▶ **Task to carry out**:
Starting at the line that contains "What D3.js code" and stopping at the line that contains "d3.scaleLinear().domain([-9, 0]).range([pBottom, pTop]);", return those lines exactly and nothing else. Both end lines count; pictures do not.

▶ **Input data**:
#####
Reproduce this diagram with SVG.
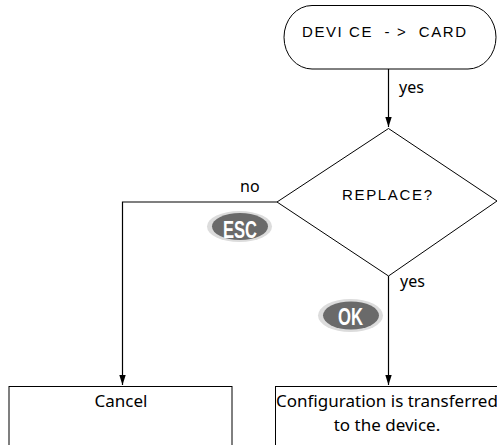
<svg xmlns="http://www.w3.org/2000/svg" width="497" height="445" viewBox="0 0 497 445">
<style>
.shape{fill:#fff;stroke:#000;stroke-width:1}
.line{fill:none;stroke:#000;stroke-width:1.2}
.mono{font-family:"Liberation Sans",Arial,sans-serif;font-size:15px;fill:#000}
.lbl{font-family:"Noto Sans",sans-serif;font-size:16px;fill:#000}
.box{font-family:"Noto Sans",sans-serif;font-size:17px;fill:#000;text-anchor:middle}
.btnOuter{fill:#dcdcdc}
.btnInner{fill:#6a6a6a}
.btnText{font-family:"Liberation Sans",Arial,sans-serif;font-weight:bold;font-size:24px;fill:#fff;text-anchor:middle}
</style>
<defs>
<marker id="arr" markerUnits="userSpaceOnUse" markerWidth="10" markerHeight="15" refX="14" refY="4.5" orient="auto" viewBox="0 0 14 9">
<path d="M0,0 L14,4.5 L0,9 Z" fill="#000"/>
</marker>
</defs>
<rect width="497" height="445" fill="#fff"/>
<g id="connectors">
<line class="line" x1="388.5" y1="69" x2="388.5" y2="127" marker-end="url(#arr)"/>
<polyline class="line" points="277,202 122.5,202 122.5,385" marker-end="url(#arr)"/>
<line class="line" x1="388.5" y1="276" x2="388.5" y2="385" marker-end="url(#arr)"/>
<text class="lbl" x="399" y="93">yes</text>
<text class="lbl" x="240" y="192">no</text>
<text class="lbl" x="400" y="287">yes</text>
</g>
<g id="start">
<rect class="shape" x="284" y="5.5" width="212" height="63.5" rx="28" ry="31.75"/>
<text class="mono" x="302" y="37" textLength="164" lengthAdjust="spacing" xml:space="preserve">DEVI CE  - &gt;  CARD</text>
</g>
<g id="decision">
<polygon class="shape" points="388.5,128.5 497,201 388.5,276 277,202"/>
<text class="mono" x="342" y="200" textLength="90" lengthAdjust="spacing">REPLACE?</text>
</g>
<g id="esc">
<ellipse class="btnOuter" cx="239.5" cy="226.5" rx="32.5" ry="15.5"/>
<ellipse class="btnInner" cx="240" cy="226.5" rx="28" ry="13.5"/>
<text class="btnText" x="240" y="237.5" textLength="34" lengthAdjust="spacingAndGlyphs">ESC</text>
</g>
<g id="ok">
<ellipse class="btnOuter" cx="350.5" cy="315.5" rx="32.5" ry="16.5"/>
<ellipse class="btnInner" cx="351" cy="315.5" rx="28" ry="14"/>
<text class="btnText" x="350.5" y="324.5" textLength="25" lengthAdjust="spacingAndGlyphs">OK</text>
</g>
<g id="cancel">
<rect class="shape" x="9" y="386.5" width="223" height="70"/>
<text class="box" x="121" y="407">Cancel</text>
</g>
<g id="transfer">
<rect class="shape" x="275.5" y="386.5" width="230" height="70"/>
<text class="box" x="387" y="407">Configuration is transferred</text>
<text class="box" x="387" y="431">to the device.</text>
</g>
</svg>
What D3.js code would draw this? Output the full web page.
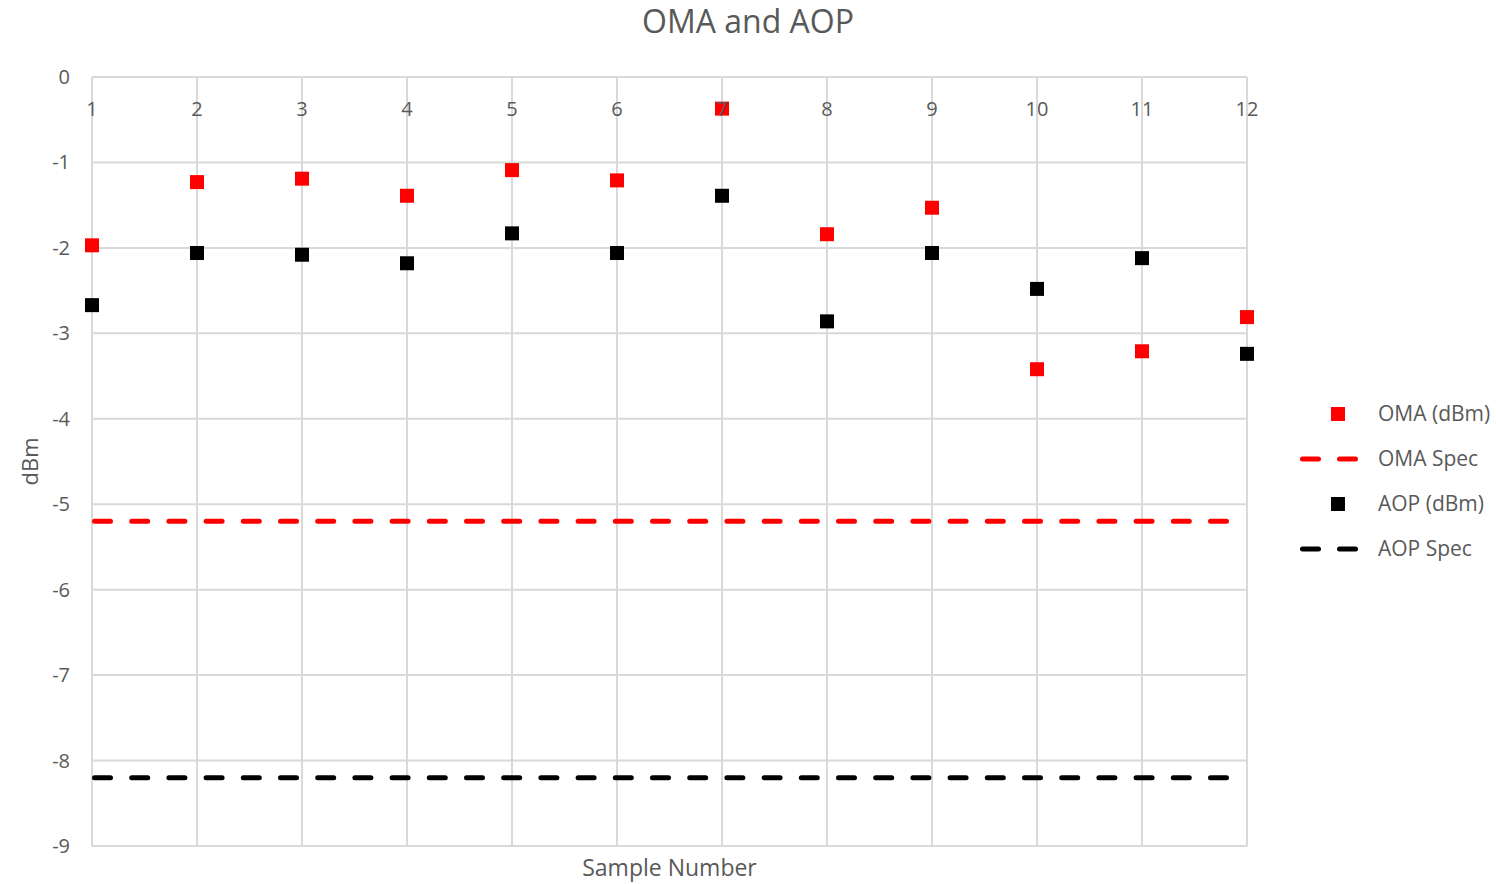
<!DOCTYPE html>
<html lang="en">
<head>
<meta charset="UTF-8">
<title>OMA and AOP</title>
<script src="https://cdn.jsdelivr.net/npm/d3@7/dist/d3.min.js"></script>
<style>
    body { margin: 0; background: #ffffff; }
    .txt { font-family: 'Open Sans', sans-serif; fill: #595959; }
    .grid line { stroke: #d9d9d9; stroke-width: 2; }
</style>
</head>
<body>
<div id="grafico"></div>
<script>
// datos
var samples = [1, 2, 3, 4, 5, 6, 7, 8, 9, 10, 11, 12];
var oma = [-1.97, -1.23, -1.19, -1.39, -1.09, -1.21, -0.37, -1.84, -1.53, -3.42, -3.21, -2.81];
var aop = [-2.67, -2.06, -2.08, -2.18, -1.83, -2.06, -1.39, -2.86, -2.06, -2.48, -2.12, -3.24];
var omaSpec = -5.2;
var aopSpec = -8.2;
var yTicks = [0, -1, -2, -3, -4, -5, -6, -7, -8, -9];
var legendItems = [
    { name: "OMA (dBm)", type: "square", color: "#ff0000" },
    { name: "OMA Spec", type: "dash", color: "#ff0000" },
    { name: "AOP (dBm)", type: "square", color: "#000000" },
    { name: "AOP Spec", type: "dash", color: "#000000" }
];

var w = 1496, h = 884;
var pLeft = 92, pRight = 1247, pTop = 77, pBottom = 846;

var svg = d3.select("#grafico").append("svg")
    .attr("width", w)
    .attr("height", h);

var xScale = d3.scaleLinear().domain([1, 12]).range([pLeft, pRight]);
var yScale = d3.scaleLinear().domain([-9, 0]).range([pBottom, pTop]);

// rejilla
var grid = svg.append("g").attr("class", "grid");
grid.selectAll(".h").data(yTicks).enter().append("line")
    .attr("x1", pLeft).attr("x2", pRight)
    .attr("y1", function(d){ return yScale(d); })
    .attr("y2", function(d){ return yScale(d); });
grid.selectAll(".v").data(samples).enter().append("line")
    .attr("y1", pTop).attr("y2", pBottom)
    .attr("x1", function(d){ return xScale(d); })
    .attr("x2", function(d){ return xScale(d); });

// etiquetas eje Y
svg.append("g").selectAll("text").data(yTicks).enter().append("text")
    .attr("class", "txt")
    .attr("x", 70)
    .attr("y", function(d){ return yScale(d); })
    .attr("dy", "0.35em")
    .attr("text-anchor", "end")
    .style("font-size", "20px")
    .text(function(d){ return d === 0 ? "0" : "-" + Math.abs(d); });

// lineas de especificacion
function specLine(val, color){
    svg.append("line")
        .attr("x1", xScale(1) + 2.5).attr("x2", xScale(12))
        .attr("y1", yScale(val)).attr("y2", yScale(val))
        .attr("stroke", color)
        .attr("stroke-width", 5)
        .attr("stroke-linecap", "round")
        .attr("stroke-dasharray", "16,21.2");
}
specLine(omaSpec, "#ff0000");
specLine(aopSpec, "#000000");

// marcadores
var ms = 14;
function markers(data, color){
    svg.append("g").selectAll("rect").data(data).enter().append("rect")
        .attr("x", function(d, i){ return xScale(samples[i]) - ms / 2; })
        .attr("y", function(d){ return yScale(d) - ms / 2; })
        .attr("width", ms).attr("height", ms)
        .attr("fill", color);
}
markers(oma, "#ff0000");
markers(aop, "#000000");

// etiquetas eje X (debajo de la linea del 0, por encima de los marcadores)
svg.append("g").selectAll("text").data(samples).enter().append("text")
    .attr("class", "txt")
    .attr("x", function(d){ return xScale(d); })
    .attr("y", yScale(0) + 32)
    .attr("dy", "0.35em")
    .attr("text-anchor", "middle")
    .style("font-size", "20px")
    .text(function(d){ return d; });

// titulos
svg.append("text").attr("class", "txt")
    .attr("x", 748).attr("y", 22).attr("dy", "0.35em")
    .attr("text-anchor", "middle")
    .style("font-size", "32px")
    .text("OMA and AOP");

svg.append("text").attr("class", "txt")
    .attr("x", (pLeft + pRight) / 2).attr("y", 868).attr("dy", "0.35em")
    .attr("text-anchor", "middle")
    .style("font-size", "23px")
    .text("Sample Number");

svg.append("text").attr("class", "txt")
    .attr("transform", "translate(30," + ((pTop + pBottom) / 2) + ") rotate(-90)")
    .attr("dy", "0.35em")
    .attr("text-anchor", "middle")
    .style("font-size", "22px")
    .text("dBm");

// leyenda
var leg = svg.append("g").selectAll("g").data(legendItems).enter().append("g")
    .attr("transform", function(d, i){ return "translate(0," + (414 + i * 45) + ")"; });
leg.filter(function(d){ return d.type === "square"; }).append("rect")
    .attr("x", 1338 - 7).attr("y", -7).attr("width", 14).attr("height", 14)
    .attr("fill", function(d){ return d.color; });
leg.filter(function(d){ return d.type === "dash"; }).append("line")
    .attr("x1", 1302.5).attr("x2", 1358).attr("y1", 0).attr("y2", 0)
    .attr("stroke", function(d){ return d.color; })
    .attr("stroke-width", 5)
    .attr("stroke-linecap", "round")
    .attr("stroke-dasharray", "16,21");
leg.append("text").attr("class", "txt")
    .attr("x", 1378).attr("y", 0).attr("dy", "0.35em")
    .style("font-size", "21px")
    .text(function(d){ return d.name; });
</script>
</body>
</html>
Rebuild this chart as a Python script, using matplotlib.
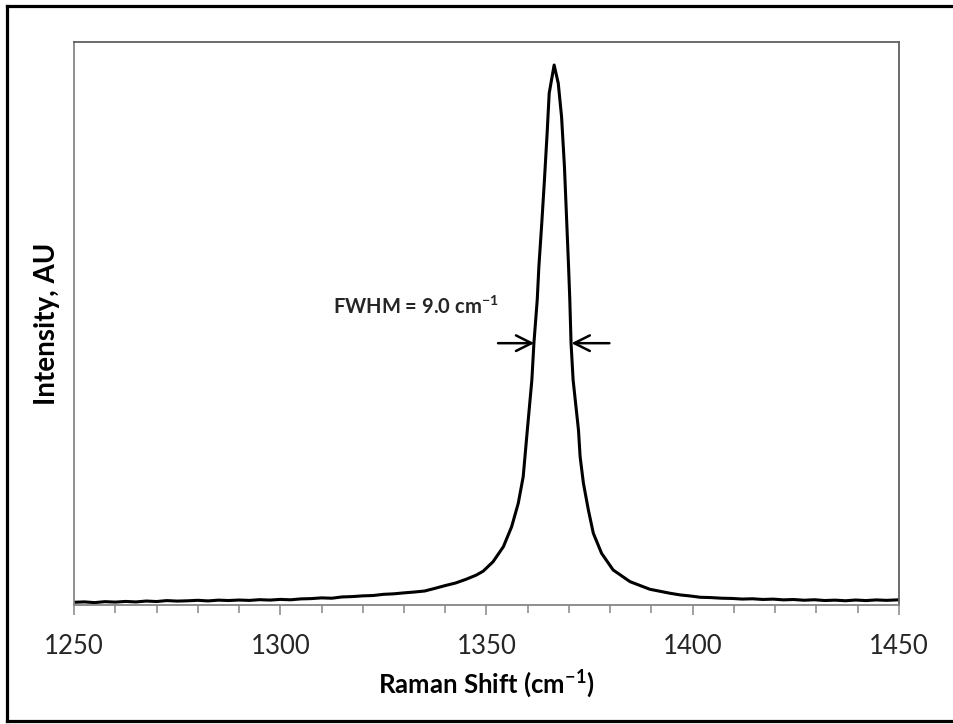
#####
▶ **Written solution**:
What D3.js code would draw this? Output the full web page.
<!DOCTYPE html>
<html lang="en">
<head>
<meta charset="UTF-8">
<title>OMA and AOP</title>
<script src="https://cdn.jsdelivr.net/npm/d3@7/dist/d3.min.js"></script>
<style>
    body { margin: 0; background: #ffffff; }
    .txt { font-family: 'Open Sans', sans-serif; fill: #595959; }
    .grid line { stroke: #d9d9d9; stroke-width: 2; }
</style>
</head>
<body>
<div id="grafico"></div>
<script>
// datos
var samples = [1, 2, 3, 4, 5, 6, 7, 8, 9, 10, 11, 12];
var oma = [-1.97, -1.23, -1.19, -1.39, -1.09, -1.21, -0.37, -1.84, -1.53, -3.42, -3.21, -2.81];
var aop = [-2.67, -2.06, -2.08, -2.18, -1.83, -2.06, -1.39, -2.86, -2.06, -2.48, -2.12, -3.24];
var omaSpec = -5.2;
var aopSpec = -8.2;
var yTicks = [0, -1, -2, -3, -4, -5, -6, -7, -8, -9];
var legendItems = [
    { name: "OMA (dBm)", type: "square", color: "#ff0000" },
    { name: "OMA Spec", type: "dash", color: "#ff0000" },
    { name: "AOP (dBm)", type: "square", color: "#000000" },
    { name: "AOP Spec", type: "dash", color: "#000000" }
];

var w = 1496, h = 884;
var pLeft = 92, pRight = 1247, pTop = 77, pBottom = 846;

var svg = d3.select("#grafico").append("svg")
    .attr("width", w)
    .attr("height", h);

var xScale = d3.scaleLinear().domain([1, 12]).range([pLeft, pRight]);
var yScale = d3.scaleLinear().domain([-9, 0]).range([pBottom, pTop]);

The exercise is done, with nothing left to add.